It's hard to find words we can publish to explain the enormous disgrace entailed for a member of the European Union by images such as those of Jordi Sànchez, obliged to offer his press conference, authorised by the Central Electoral Commission, from Soto del Real prison in front of an enormous Spanish flag and a photo of king Felipe VI. Behind a tiny table, which barely fit his legs and the few sheets of notes he'd got, the flag and photo weren't coincidental. They looked to humilliate someone who has been unjustly deprived of their freedom for 550 days already and who doesn't accept the flag or the head of state as his own. Something, on the other hand, that's very easy to understand even if many resist accepting it.
We've seen and endured images which aren't very different from these when exceptional events with hostages and kidnappers have occurred. We all have one which, for one reason or another, sticks in the darkest and most painful part of our memory. Seeing Jordi Sànchez like this (or Oriol Junqueras this Friday) makes you retch and is absolutely scandalous. But it's also to be denounced, since only silence does more harm than the attitude of a state which has turned repression of the independence movement into something permanent.

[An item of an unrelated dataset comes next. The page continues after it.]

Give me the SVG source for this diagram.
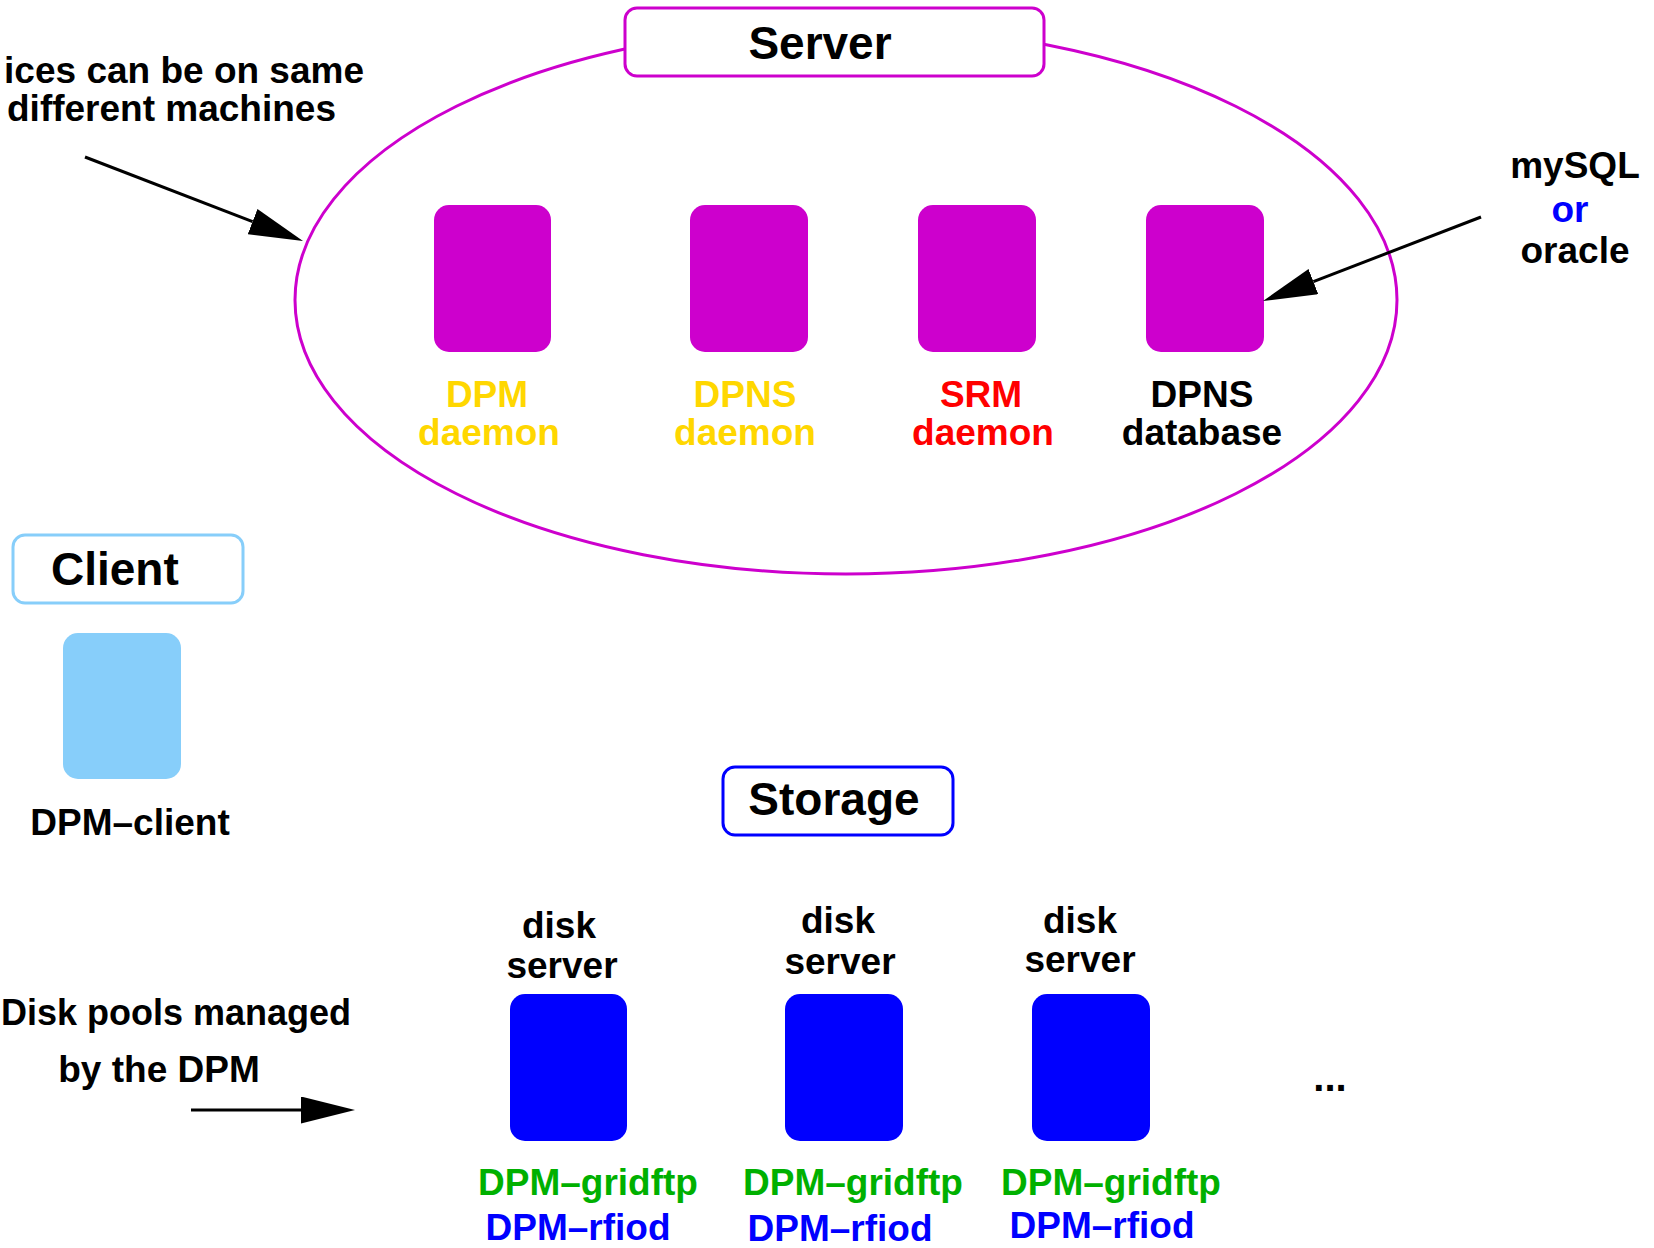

The Spanish state, whether it's aware of it or not, has prepared the staging of a political prisoner, even if it resists describing Jordi Sànchez as such, like the other independence supporters unjustly imprisoned in Soto del Real and Alcalá Meco. The attempt to humiliate the defeated behind a desk is a boomerang for those who don't understand or want to understand that Catalonia can no longer be managed as it has been in recent decades. It will be hard to get millions of Catalans to forget this image just like that and for many of us to not feel incredibly close to those who are turning their prison into a small refuge for their longing for freedom.